Shabbat Miketz: light is seen only in darkness

The Shabbat of Hanukkah is nearly always Shabbat Miketz. The word miketz means “at the end of”, and in this context it refers to the end of a period of time – a dark time, with Joseph missing from his family and his home. Joseph is imprisoned in a dungeon as we begin the parashah, and back home a famine is ravaging the land. Everyone is starving: for freedom, for food – for love. 

 

This time of year is the darkest; like all ancient religious traditions, we have our festival of light now, to reassure us that there is light at the end of this darkness. If only it were as true that there is freedom at the end of every enslavement, nourishment at the end of every drought, and love waiting for us all.

 

The reason that this is not reliably true is not because G-d plays favorites, but because we do. Francis Moore Lappe showed years ago that there is enough food on this planet to feed us all if only we would treat Earth wisely, and each other with respect; in the case of love, also, we act as if there is a limit to love, and ration it to the deserving, the attractive, the pleasing.

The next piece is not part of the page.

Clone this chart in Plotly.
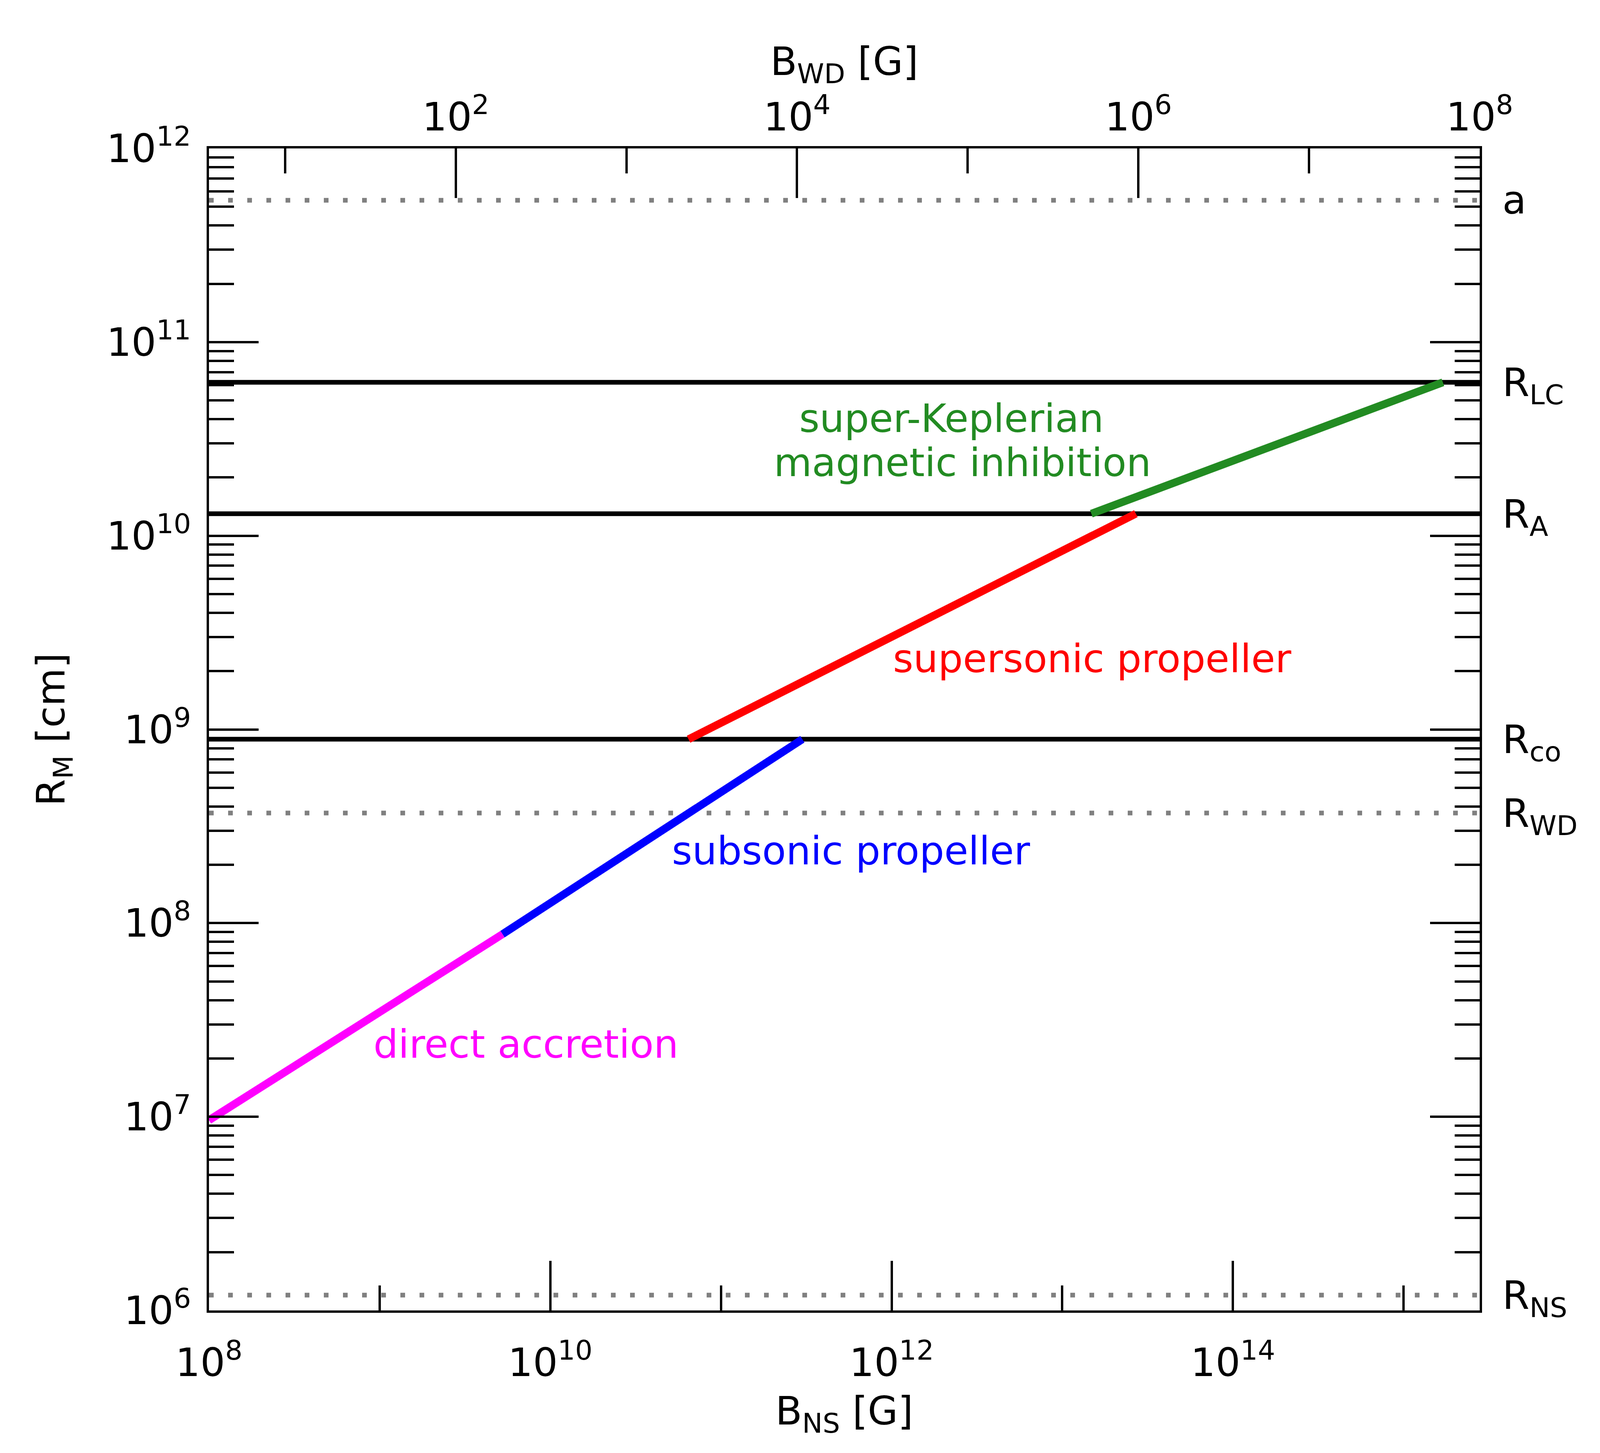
import numpy as np
import plotly.graph_objects as go

# axis ranges (log10)
X_RANGE = [8.0, 15.446]        # B_NS [G]
X2_SHIFT = 7.446               # log B_WD = log B_NS - shift
Y_RANGE = [6.0, 12.0]          # R_M [cm]

# characteristic radii [cm]
level_names = ["a", "R<sub>LC</sub>", "R<sub>A</sub>", "R<sub>co</sub>", "R<sub>WD</sub>", "R<sub>NS</sub>"]
level_vals = [5.4e11, 6.2e10, 1.3e10, 8.9e8, 3.7e8, 1.2e6]
level_dotted = [True, False, False, False, True, True]

# R_M(B) segments per regime
regimes = ["direct accretion", "subsonic propeller", "supersonic propeller", "super-Keplerian"]
regime_colors = ["#ff00ff", "#0000ff", "#ff0000", "#228b22"]
seg_B = [[1.0e8, 5.25e9], [5.25e9, 3.0e11], [6.46e10, 2.7e13], [1.48e13, 1.7e15]]
seg_R = [[9.6e6, 8.77e7], [8.77e7, 8.9e8], [8.9e8, 1.3e10], [1.3e10, 6.2e10]]

# region labels
label_text = ["super-Keplerian", "magnetic inhibition", "supersonic propeller",
              "subsonic propeller", "direct accretion"]
label_B = [2.25e12, 2.6e12, 1.5e13, 5.8e11, 7.2e9]
label_R = [4.03e10, 2.38e10, 2.32e9, 2.36e8, 2.37e7]
label_color = ["#228b22", "#228b22", "#ff0000", "#0000ff", "#ff00ff"]

# ticks
x_major = [8, 10, 12, 14]
x_minor = [9, 11, 13, 15]
x2_major = [2, 4, 6, 8]
x2_minor = [1, 3, 5, 7]
y_major = [6, 7, 8, 9, 10, 11, 12]

FONT = "DejaVu Sans"
FS = 100

fig = go.Figure()

x_lo, x_hi = 10 ** X_RANGE[0], 10 ** X_RANGE[1]
for name, val, dotted in zip(level_names, level_vals, level_dotted):
    if dotted:
        line = dict(color="#808080", width=12, dash="12px,37px")
    else:
        line = dict(color="black", width=12)
    fig.add_trace(go.Scatter(x=[x_lo, x_hi], y=[val, val], mode="lines",
                             line=line, hoverinfo="skip", showlegend=False))

for name, col, bx, ry in zip(regimes, regime_colors, seg_B, seg_R):
    fig.add_trace(go.Scatter(x=bx, y=ry, mode="lines", name=name,
                             line=dict(color=col, width=20), showlegend=False))

# dummy trace so the top axis is drawn
fig.add_trace(go.Scatter(x=[10 ** (X_RANGE[0] - X2_SHIFT)], y=[1e9], xaxis="x2",
                         mode="markers", marker=dict(opacity=0), showlegend=False,
                         hoverinfo="skip"))

y_minor = [k * 10.0 ** n for n in range(6, 12) for k in range(2, 10)]

axis_common = dict(type="log", showgrid=False, zeroline=False, showline=True,
                   linecolor="black", linewidth=6, ticks="inside", tickwidth=6,
                   ticklen=127, tickcolor="black",
                   tickfont=dict(family=FONT, size=FS, color="black"))
minor_common = dict(ticks="inside", ticklen=64, tickwidth=6, tickcolor="black")

fig.update_layout(
    width=4341, height=3720,
    paper_bgcolor="white", plot_bgcolor="white",
    margin=dict(l=527, r=561, t=372, b=373),
    font=dict(family=FONT, size=FS, color="black"),
    xaxis=dict(**axis_common, range=X_RANGE, mirror=True,
               tickvals=[10 ** v for v in x_major],
               ticktext=["10<sup>%d</sup>" % v for v in x_major],
               ticklabelstandoff=42,
               minor=dict(**minor_common, tickvals=[10 ** v for v in x_minor])),
    xaxis2=dict(**axis_common, overlaying="x", side="top",
                range=[X_RANGE[0] - X2_SHIFT, X_RANGE[1] - X2_SHIFT],
                tickvals=[10 ** v for v in x2_major],
                ticktext=["10<sup>%d</sup>" % v for v in x2_major],
                ticklabelstandoff=0,
                minor=dict(**minor_common, tickvals=[10 ** v for v in x2_minor])),
    yaxis=dict(**axis_common, range=Y_RANGE, mirror="ticks",
               tickvals=[10 ** v for v in y_major],
               ticktext=["10<sup>%d</sup>" % v for v in y_major],
               ticklabelstandoff=20,
               minor=dict(**minor_common, tickvals=y_minor)),
)

# labels of the characteristic radii on the right
for name, val in zip(level_names, level_vals):
    fig.add_annotation(x=1.0172, xref="paper", y=np.log10(val), yref="y",
                       text=name, showarrow=False, xanchor="left", yanchor="middle",
                       yshift=-8 if "sub" in name else 0,
                       font=dict(family=FONT, size=FS, color="black"))

for txt, bx, ry, col in zip(label_text, label_B, label_R, label_color):
    fig.add_annotation(x=np.log10(bx), y=np.log10(ry), xref="x", yref="y",
                       text=txt, showarrow=False, xanchor="center", yanchor="middle",
                       font=dict(family=FONT, size=FS, color=col))

# axis titles
fig.add_annotation(x=0.5, y=-0.089, xref="paper", yref="paper", text="B<sub>NS</sub> [G]",
                   showarrow=False, xanchor="center", yanchor="middle")
fig.add_annotation(x=0.5, y=1.0723, xref="paper", yref="paper", text="B<sub>WD</sub> [G]",
                   showarrow=False, xanchor="center", yanchor="middle")
fig.add_annotation(x=-0.1223, y=0.5, xref="paper", yref="paper", text="R<sub>M</sub> [cm]",
                   showarrow=False, textangle=-90, xanchor="center", yanchor="middle")

fig.write_html("out.html")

Enslavement both real and metaphorical traps so many who could be freed….

 

In the parashat hashavua for this week, Jacob’s sons will go down to Egypt seeking sustenance for their families. Why, the midrash asks, are they called “Joseph’s brothers” instead of “Jacob’s sons”?

 

In so doing, the Torah is signaling the beginning of a move from darkness toward light. The brothers will confront their brother, whom they betrayed, and, after great emotional upheaval, be reconciled with him, and in the nurturance of that moment, so many longings will be answered. 

 

Joseph’s brothers were afraid when they first met Joseph – afraid of what they did not know about him, afraid that he would be angry at them, and perhaps try to kill them. Especially in this dark time, we too are afraid of what might be lurking within that which is impenetrable to our sight. Like the brothers, we assume fear, anger, difficulty – and we add to the darkness in that assumption. 

 

In a midrash, it is pointed out that the eye is made up of a dark part (the iris) and a light part (the white of the eye), and that one sees only out of the dark part. Consider a dark room with a spotlight: only when one is in darkness can one see that there is light (if you are in the spotlight you cannot see what is in the dark). Thus it is in our lives: darkness is a necessary precondition to seeing, and not at all, necessarily, an impediment. We forget to look sometimes for the light in the darkness, but it is there.

 

These long nights are a time to admit that these long nights can be full of grief and sadness, to express it and comfort each other in it. Let us seek to answer each other’s longings, feed each other’s hopes, and free each other as we are able from the prison of our fears. Let us kindle light together – not in defiance of the darkness, but in recognition that it is only when we realize the nature of the darkness that we are in, that we can begin to see the light.